中文异构百科知识库实体对齐

doi:10.11772/j.issn.1001-9081.2016.07.1881

计算机应用 ›› 2016, Vol. 36 ›› Issue (7): 1881-1886.DOI: 10.11772/j.issn.1001-9081.2016.07.1881

中文异构百科知识库实体对齐

黄峻福, 李天瑞, 贾真, 景运革, 张涛

西南交通大学信息科学与技术学院, 成都 611756

收稿日期:2015-12-31 修回日期:2016-03-09 出版日期:2016-07-10 发布日期:2016-07-14
通讯作者: 贾真
作者简介:黄峻福(1990-),男,山西大同人,硕士研究生,CCF会员,主要研究方向:自然语言处理、知识图谱;李天瑞(1969-),男,福建莆田人,教授,博士,CCF高级会员,主要研究方向:智能信息处理、数据挖掘、云计算、大数据;贾真(1975-),女,河南开封人,讲师,博士,主要研究方向:信息抽取、知识图谱;景运革(1970-),男,山西运城人,博士研究生,主要研究方向:粗糙集;张涛(1989-),男,江西上饶人,硕士研究生,主要研究方向:自然语言处理。
基金资助:
国家自然科学基金资助项目（61573292，61572407）；中央高校基本科研业务费专项（2682015CX070）。

Entity alignment of Chinese heterogeneous encyclopedia knowledge base

HUANG Junfu, LI Tianrui, JIA Zhen, JING Yunge, ZHANG Tao

School of Information Science and Technology, Southwest Jiaotong University, Chengdu Sichuan 611756, China

Received:2015-12-31 Revised:2016-03-09 Online:2016-07-10 Published:2016-07-14
Supported by:
This work is partially supported by the National Natural Science Foundation of China (61572407), the Fundamental Research Funds for the Central Universities (2682015CX070).

摘要/Abstract

摘要： 针对传统实体对齐方法在中文异构网络百科实体对齐任务中效果不够显著的问题，提出一种基于实体属性与上下文主题特征相结合的实体对齐方法。

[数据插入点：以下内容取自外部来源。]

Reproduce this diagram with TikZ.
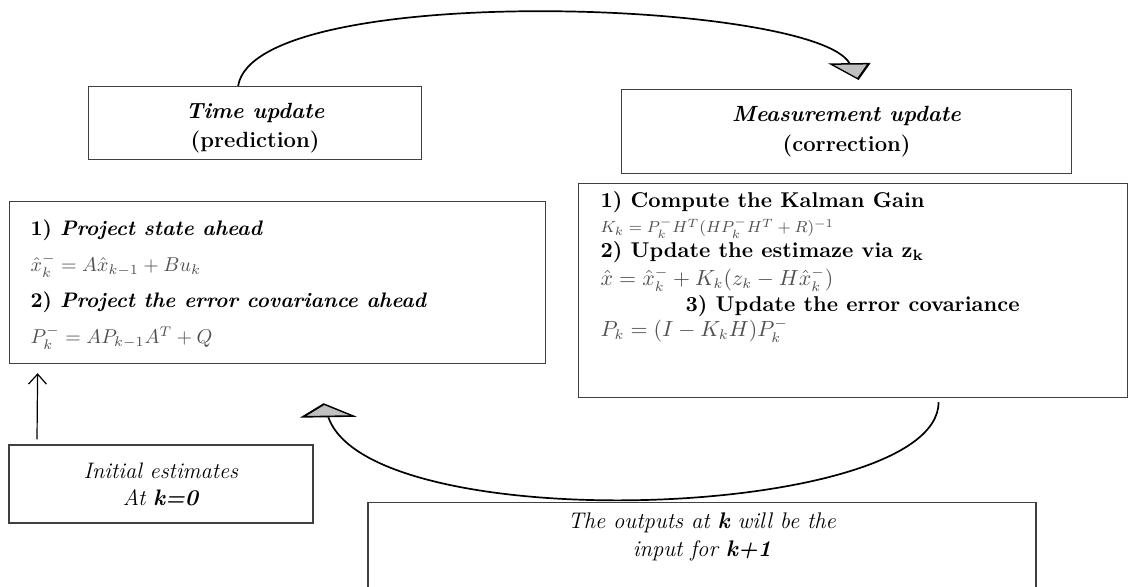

首先，基于百度百科及互动百科数据构造中文异构百科知识库，通过统计方法构造资源描述框架模式（RDFS）词表，对实体属性进行规范化；其次，抽取实体上下文信息，对其进行中文分词后，利用主题模型对上下文建模并通过吉布斯采样法求解模型参数，计算出主题-单词概率矩阵，提取特征词集合及对应特征矩阵；然后，利用最长公共子序列（LCS）算法判定实体属性相似度，当相似度位于下界与上界之间时，进一步结合百科类实体上下文主题特征进行判定；最后，依据标准方法构造了一个异构中文百科实体对齐数据集进行仿真实验。实验结果表明，与经典的属性相似度算法、属性加权算法、上下文词频特征模型及主题模型算法进行比较，所提出的实体对齐算法在人物领域和影视领域的准确率、召回率与综合指标F值分别达到97.8%、88.0%、92.6%和98.6%、73.0%、83.9%，比其他方法均有较大的提高。实验结果验证了在构建中文异构百科知识库场景中，所提算法可以有效提升中文百科实体对齐效果，可应用到具有上下文信息的实体对齐任务中。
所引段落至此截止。